- Directed by: Jeff Desom Saman Kesh Dugan O'Neal
- Written by: Jeff Desom Ed Hobbs Saman Kesh Dugan O'Neal Chris White
- Produced by: Brad Miska J. D. Lifshitz
- Starring: Josh Peck Lina Esco Wilson Bethel Kyp Malone
- Production company: BoulderLight Pictures
- Distributed by: Bloody Disgusting
- Release date: March 19, 2021;
- Running time: 84 minutes
- Country: United States
- Language: English

= Doors (film) =

Doors (also known as Portal in the UK) is a 2021 American science fiction anthology film directed by Jeff Desom, Saman Kesh and Dugan O'Neal and written by Desom, Ed Hobbs, Kesh, O'Neal and Chris White. The film follows several groups of people responding to the sudden appearance of mysterious alien portals, known as "doors", that manifest around the world and are linked to mass disappearances and psychological disturbances. Told through three main segments and a framing device, the story depicts the phenomenon from the perspectives of high-school students, volunteer researchers and a reclusive scientist. Doors was released in select theatres and on video on demand in March 2021, and received mixed reviews; critics generally praised the central premise and some imagery while finding the anthology uneven and underdeveloped.

== Plot ==

The film opens with a disoriented man wandering alone through a forest, apparently having passed through one of a series of mysterious alien portals nicknamed "doors" that have appeared across the world. News reports and radio broadcasts establish that the doors are responsible for mass disappearances and drastic changes to life on Earth.

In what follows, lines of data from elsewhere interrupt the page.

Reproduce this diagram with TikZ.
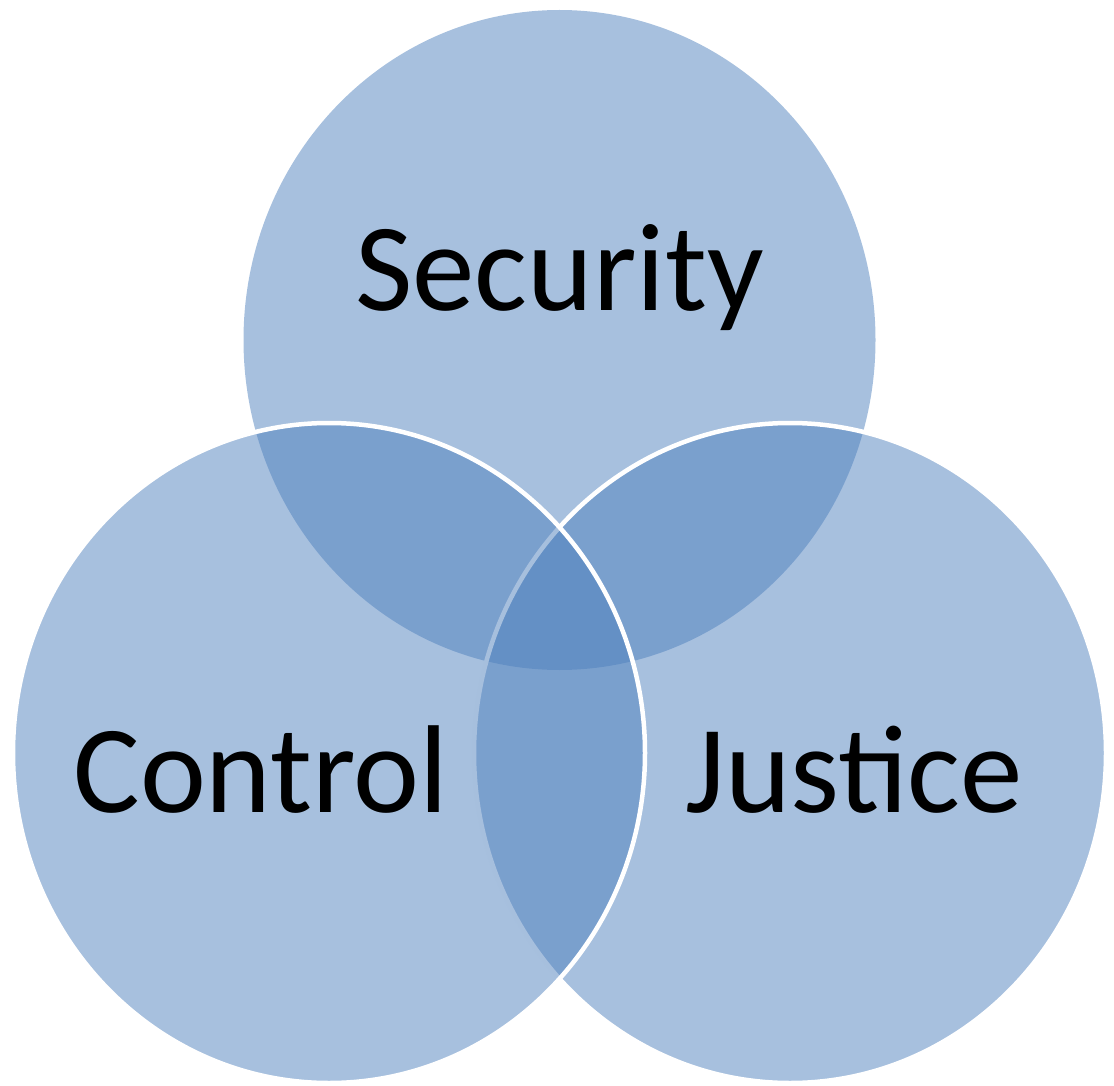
\documentclass[tikz,border=0pt]{standalone}
\usepackage{fontspec}
\setmainfont{Carlito}
\usepackage{tikz}
\usetikzlibrary{shapes.geometric}
\definecolor{ringblue}{HTML}{4F81BD}

\begin{document}
\begin{tikzpicture}[x=1pt, y=-1pt,
    ring/.style={ellipse, fill=ringblue, fill opacity=0.5, line width=4.5pt,
      minimum width=632pt, minimum height=660pt, inner sep=0pt},
    word/.style={anchor=base, text=black, font=\fontsize{125}{125}\selectfont}]
  \useasboundingbox (0,0) rectangle (1114,1086);
  % Rings
  \foreach \name/\x/\y/\edge in {security/559.5/340/none, justice/790/753/white, control/329/753/white} {
    \node[ring, draw=\edge] (\name) at (\x,\y) {};
  }
  % Labels
  \node[word] (securitytext) at (559.5,310) {Security};
  \node[word] (controltext) at (261,812) {Control};
  \node[word] (justicetext) at (854,812) {Justice};
\end{tikzpicture}
\end{document}
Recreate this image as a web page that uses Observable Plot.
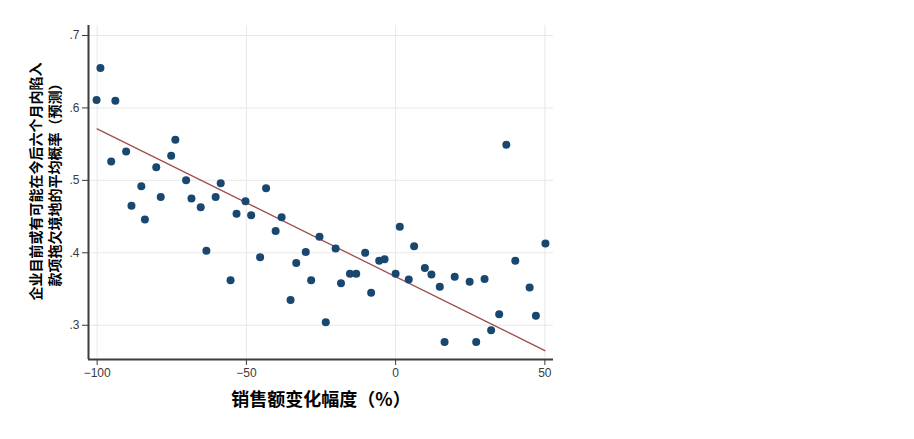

The first main segment, Lockdown, is set on the day the doors arrive. A group of high-school students sit an exam in detention when a school-wide lockdown is announced. As mobile phones across the building erupt with emergency alerts, the teacher leaves to investigate and does not return. The students eventually venture into the hallway and discover that one of the doors has materialised just outside their classroom. The portal exerts a psychological pull on Ash, a student who begins hearing voices and experiencing visions. Tensions between Ash, their crush Lizzie, and Lizzie's boyfriend Jake escalate into a confrontation, and several of the students are ultimately drawn into the door, vanishing as they step through its shimmering surface.

The second segment, Knockers, takes place about two weeks later. In the wake of the global event, specialised volunteer teams known as "knockers" are sent through the doors on timed research missions, with a strict limit intended to prevent "door psychosis". One such team: Vince, Becky and Patrick, enters a door that has appeared above a secluded house. On the other side, they find a distorted copy of the same building. Each member experiences personalised hallucinations and encounters with doubles that exploit their fears and guilt, including visions tied to Becky's anxiety about an unplanned pregnancy and Patrick's unresolved relationship with an ex-partner. As their allotted time runs out, the environment grows more unstable and the team's sense of identity begins to break down, raising doubts about who, if anyone, has truly returned from the other side.

The third segment, Lamaj, is set roughly one hundred days after the doors first appeared. Jamal, a reclusive scientist living in a forest cabin, has a door located near his home and has constructed equipment that allows him to communicate with the entity associated with it. The intelligence mimics his speech and identifies itself as "Lamaj", a reversed form of his name, suggesting a mirroring of human consciousness. Jamal invites his former colleague Kathy to witness the breakthrough, but she arrives with her sceptical boyfriend Leo, who is more interested in contacting the authorities. As Jamal's conversations with the door grow more intimate and abstract, conflict erupts between the three humans. The encounter culminates in violence and in further evidence that the doors can influence or eliminate people who threaten their purposes.

Between and after the main stories, the film is intercut with images of abandoned cities and segments of an online talk show hosted by Martin Midnight. Through his broadcasts and interviews with theorists, it is suggested that the doors are part of a larger alien process that is observing, reshaping or assimilating humanity on a planetary scale. In the closing scenes, Martin himself appears to be affected by the phenomenon, implying that the influence of the doors extends beyond physical proximity and that the transformation of human consciousness is ongoing.

==Cast==
- Josh Peck as Vince
- Lina Esco as Becky
- Wilson Bethel as Ricky
- Kyp Malone as Jamal
- Kathy Khanh as Ash

==Release==
The film was released in select theaters on March 19, 2021, on demand on March 23, 2021 and on DVD and Blu-ray on April 6, 2021.

==Reception==
The film has a 46% rating on Rotten Tomatoes based on 13 reviews. Buffy de Latour of SciFiNow awarded the film three stars out of five. Alex Saveliev of Film Threat rated the film a 6 out of 10. Jeffrey M. Anderson of Common Sense Media awarded the film three stars out of five. Cath Clarke of The Guardian awarded the film two stars out of five.